O limite de idade foi suprimido na exemplar Suécia, onde anualmente o assalariado recebe uma simulação de contracheque relativo a sua idade e tempo de contribuição.
Entre os franceses, o atual e fotogênico movimento de protesto contra a reforma no sistema de aposentadorias merece duas observações.
A primeira é a mais óbvia: as greves atingem em cheio o setor público -SNCF, a estatal ferroviária, RATP, metrô e trens urbanos em Paris, escolas secundárias- onde o Estado não costuma retaliar os grevistas. Que, por sua vez, paralisam setores que afetam a mobilidade ou a viabilidade de assalariados que não pretendem parar.
Mas há outro fator. Entre os franceses, os grandes movimentos de protesto extrapolam amplamente o objetivo pelo qual foram desencadeados. É uma espécie de operação catártica pela qual a sociedade reitera sua fé no Estado -ele é eficiente, e não perdulário ou por vezes incompetente, como no Brasil- e procura moldá-lo a seus interesses difusos.
Um exemplo não tão recente assim. Em abril de 1982 os partidários do ensino religioso privado colocaram nas ruas de Paris 100 mil manifestantes contra a unificação, sob tutela estatal, do sistema de ensino.
É claro que havia nas ruas padres, alunos de estabelecimentos privados e forças políticas conservadoras derrotadas nas presidenciais do ano anterior.
Havia, no entanto, milhares de franceses que protestavam contra a potencial expansão do Estado em outros setores alheios à educação.
Com relação à aposentadoria, o filme foi pela última vez rebobinado em 1995. Jacques Chirac era o presidente da República, e a proposta era exigir, para o funcionalismo público, 40 anos de cotização, em lugar dos 37,5 na época em vigor.

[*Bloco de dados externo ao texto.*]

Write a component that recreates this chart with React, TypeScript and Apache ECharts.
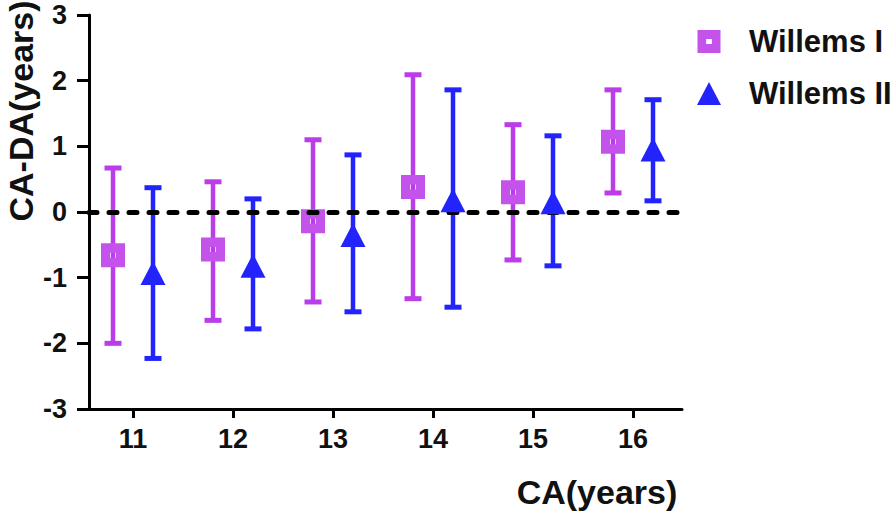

O extraordinário, na época, não foi a paralisação do funcionalismo. Foi a adesão em massa dos estudantes, que, como hoje, não eram diretamente afetados.
Pois hoje os secundaristas estão novamente nas ruas. Protestam contra Sarkozy, seu premiê e seus ministros, para preservarem a fé na racionalidade do Estado, que desde Napoleão 1º (1799-1814) construiu o mito de que paira acima dos interesses particulares.